NEWS Trial on Medicaid Unwind Wraps Up

NEWS Trial on Medicaid Unwind Wraps Up

No Impact on Immigrant Healthcare or Public Assistance Benefits From Upcoming Supreme Court decision on “Public Charge” rule

The Supreme Court will soon issue an opinion on a lawsuit concerning the devastating Trump “public charge” regulations. The ruling will not change public charge policy, and any local coverage suggesting otherwise could put area immigrant families at risk.

The issue before the Supreme Court is procedural.

The decision will have no effect on eligibility for healthcare and social services and no consequences for immigration applications.

The petition at issue was brought by the Attorney General of Arizona and twelve other states that want to intervene to defend the Trump public charge regulations, after the federal government decided not to defend them. The Supreme Court will rule only on this procedural issue, and its ruling will not change immigration application processing at all. Even if the Supreme Court allows the states to intervene, that ruling would simply result in more litigation, with a final verdict months or even years away.

This case is not cause for alarm, but is a reminder that we must continue to spread the word that the Trump public charge rule is no longer in effect.  Recent polling finds that only 22% of people in immigrant families had heard that the Biden Administration has ended the Trump public charge policy.
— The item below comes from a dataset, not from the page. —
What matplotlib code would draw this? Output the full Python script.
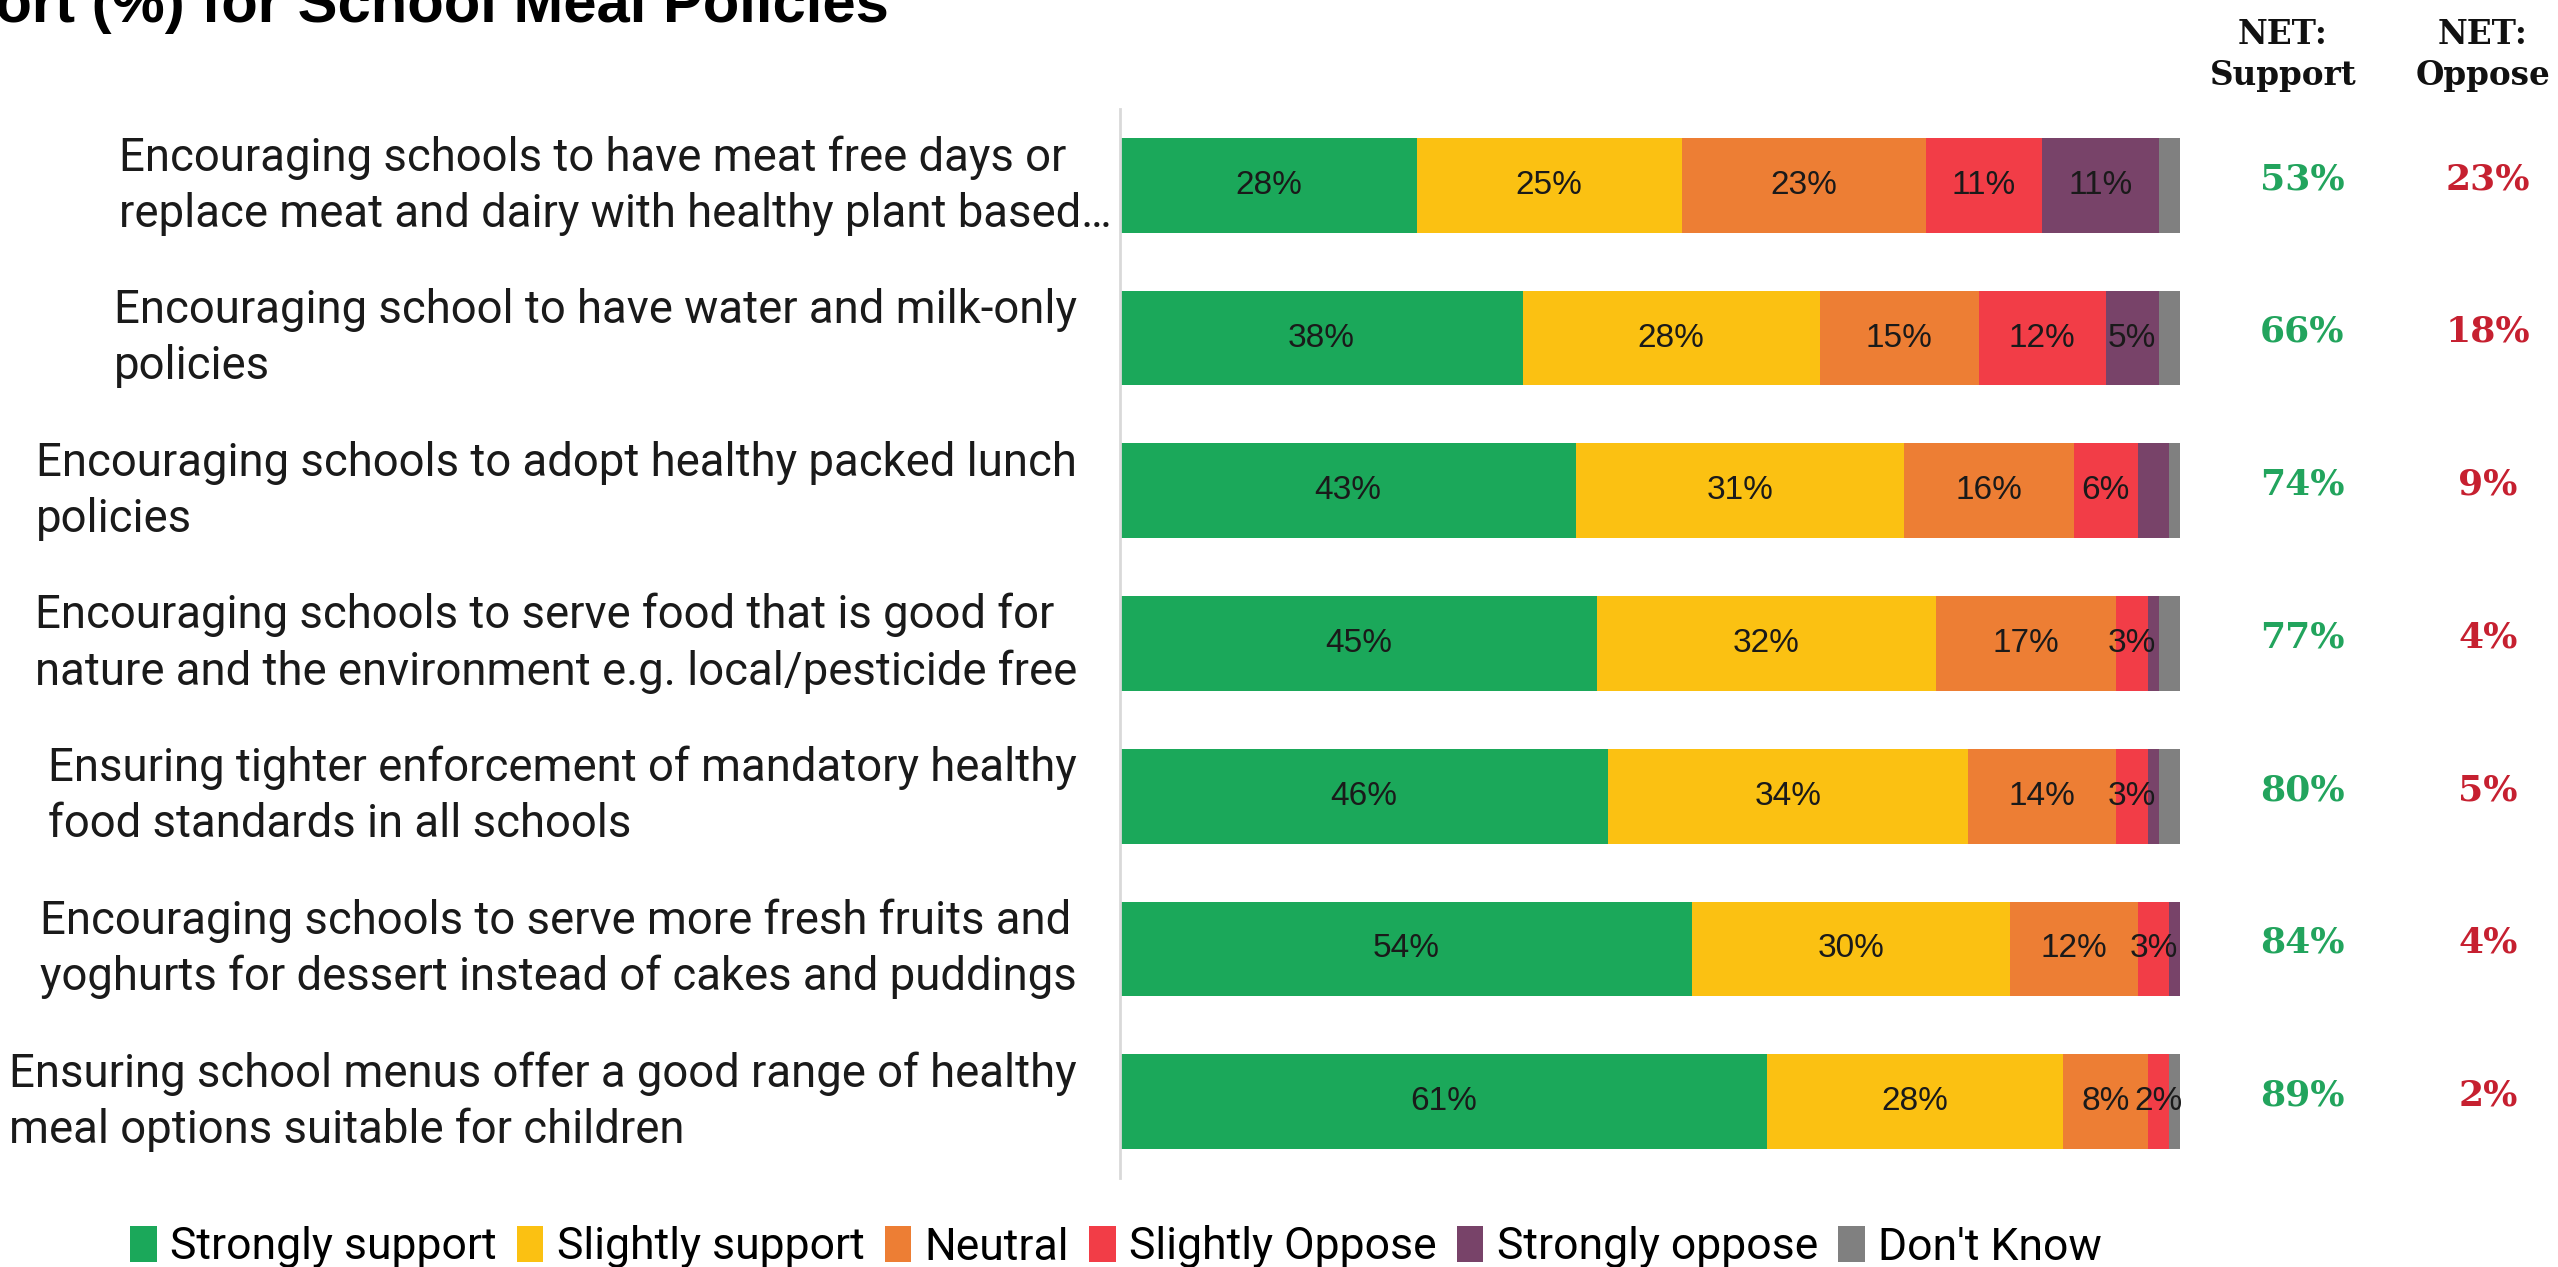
import numpy as np
import matplotlib.pyplot as plt
import matplotlib.transforms as mtransforms
from matplotlib.patches import Patch

# === data ===
policies = [
    "Encouraging schools to have meat free days or\nreplace meat and dairy with healthy plant based…",
    "Encouraging school to have water and milk-only\npolicies",
    "Encouraging schools to adopt healthy packed lunch\npolicies",
    "Encouraging schools to serve food that is good for\nnature and the environment e.g. local/pesticide free",
    "Ensuring tighter enforcement of mandatory healthy\nfood standards in all schools",
    "Encouraging schools to serve more fresh fruits and\nyoghurts for dessert instead of cakes and puddings",
    "Ensuring school menus offer a good range of healthy\nmeal options suitable for children",
]
strongly_support = [28, 38, 43, 45, 46, 54, 61]
slightly_support = [25, 28, 31, 32, 34, 30, 28]
neutral          = [23, 15, 16, 17, 14, 12, 8]
slightly_oppose  = [11, 12, 6, 3, 3, 3, 2]
strongly_oppose  = [11, 5, 3, 1, 1, 1, 0]
dont_know        = [2, 2, 1, 2, 2, 0, 1]

net_support = [53, 66, 74, 77, 80, 84, 89]
net_oppose  = [23, 18, 9, 4, 5, 4, 2]

series_names = ["Strongly support", "Slightly support", "Neutral",
                "Slightly Oppose", "Strongly oppose", "Don't Know"]

# === style ===
COLORS = ["#1ba85a", "#fbc112", "#ed7e34", "#f23d47", "#784369", "#808080"]
MIN_LABEL = [2, 2, 2, 2, 5, 101]   # smallest value that gets an in-bar label
GREEN_TXT = "#22a45d"
RED_TXT   = "#c62030"
LABEL_FONT = "Roboto"
NUM_FONT   = "Liberation Sans"
SERIF_FONT = "DejaVu Serif"

W, H = 2558, 1267
fig = plt.figure(figsize=(W / 100, H / 100), dpi=100)
ax = fig.add_axes([1120 / W, 1 - 1178 / H, 1060 / W, 1069 / H])

series = [strongly_support, slightly_support, neutral,
          slightly_oppose, strongly_oppose, dont_know]
y = np.arange(len(policies))
left = np.zeros(len(policies))
for vals, color, name, min_lab in zip(series, COLORS, series_names, MIN_LABEL):
    vals = np.array(vals, dtype=float)
    ax.barh(y, vals, left=left, height=0.62, color=color, label=name,
            linewidth=0)
    for yi, (l, v) in enumerate(zip(left, vals)):
        if v >= min_lab:
            ax.text(l + v / 2, yi, f"{v:.0f}%", ha="center", va="center",
                    fontsize=24, family=NUM_FONT, color="#1a1a1a")
    left += vals

ax.set_xlim(0, 100)
ax.set_ylim(len(policies) - 0.5, -0.5)
ax.set_xticks([])
ax.set_yticks([])
for side in ["top", "right", "bottom"]:
    ax.spines[side].set_visible(False)
ax.spines["left"].set_color("#d9d9d9")
ax.spines["left"].set_linewidth(2)

# --- category labels, right edge just left of the axis ---
lab_tr = mtransforms.blended_transform_factory(fig.transFigure, ax.transData)
for i, text in enumerate(policies):
    x_right = 1112 / W if i == 0 else 1077 / W
    ax.text(x_right, i, text, transform=lab_tr, ha="right", va="center",
            multialignment="left", fontsize=32.8, family=LABEL_FONT,
            color="#1a1a1a", linespacing=1.34)

# --- NET columns ---
for i, (s, o) in enumerate(zip(net_support, net_oppose)):
    ax.text(2302 / W, i - 0.04, f"{s}%", transform=lab_tr, ha="center",
            va="center", fontsize=26, family=SERIF_FONT, weight="bold",
            color=GREEN_TXT)
    ax.text(2488 / W, i - 0.04, f"{o}%", transform=lab_tr, ha="center",
            va="center", fontsize=26, family=SERIF_FONT, weight="bold",
            color=RED_TXT)

for x_c, head in [(2283, "NET:\nSupport"), (2483, "NET:\nOppose")]:
    fig.text(x_c / W, 1 - 55 / H, head, ha="center", va="center",
             fontsize=23.5, family=SERIF_FONT, weight="bold",
             color="#111111", linespacing=1.3)

# --- title (runs off the left/top edge) ---
fig.text(889 / W, 1 - 22 / H, "Support (%) for School Meal Policies",
         ha="right", va="baseline", fontsize=43, family="Liberation Sans",
         weight="bold", color="#000000")

# --- legend ---
handles = [Patch(facecolor=c, edgecolor="none") for c in COLORS]
fig.legend(handles, series_names, loc="center", ncol=6,
           bbox_to_anchor=(1116 / W, 1 - 1247 / H), frameon=False,
           prop={"family": LABEL_FONT, "size": 32},
           handlelength=0.6, handleheight=0.85, handletextpad=0.3,
           columnspacing=0.45, borderpad=0)

fig.savefig("out.png", dpi=100, facecolor="white")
The same poll found that about 40% of those in immigrant families who need help or care remained reluctant to apply even after learning of the policy change. Earlier research suggests many families remain concerned that the Trump policy is not really gone.

Here are the facts:

· The Biden administration reversed the Trump public charge policy more than a year ago
· Immigrant families can continue to use most healthcare and social service programs for which they qualify with no immigration consequences
· The Supreme Court ruling will not change that fact.

For accurate information about public charge and specific public programs, immigrant families can go to https://keepyourbenefits.org/en/na/

Florida Health Justice Project has previously spoken out against the now-reversed Trump administration public charge rule for its chilling effect on immigrant families seeking health, nutrition and social services. While it directly affected only a small number of people, the Trump regulation sowed fear and confusion among the immigrant community at large, disproportionately affecting children, whose parents have become afraid to enroll them in public assistance programs – Medicaid and SNAP (food assistance) – because they feared immigration consequences.

Media coverage: https://www.cnbc.com/2022/02/23/supreme-court-hears-dispute-over-bidens-rejection-of-trump-era-immigration-rule.html

The Supreme Court on Wednesday heard arguments related to the Trump administration’s “public charge” rule, an immigration policy that widened the definition of which immigrants can be denied green cards. An Arizona-led group of red states asked the justices to allow them to defend the rule in federal court, even though the Biden administration had abandoned it.

https://www.nytimes.com/2022/02/23/us/politics/supreme-court-public-charge-rule.html


The Supreme Court heard arguments on Wednesday in a tangled dispute over whether Republican-led states may step in to defend a Trump-era immigration policy that the Biden administration has abandoned. The policy, a revision of the “public charge” rule, imposed a new wealth test on applicants for green cards.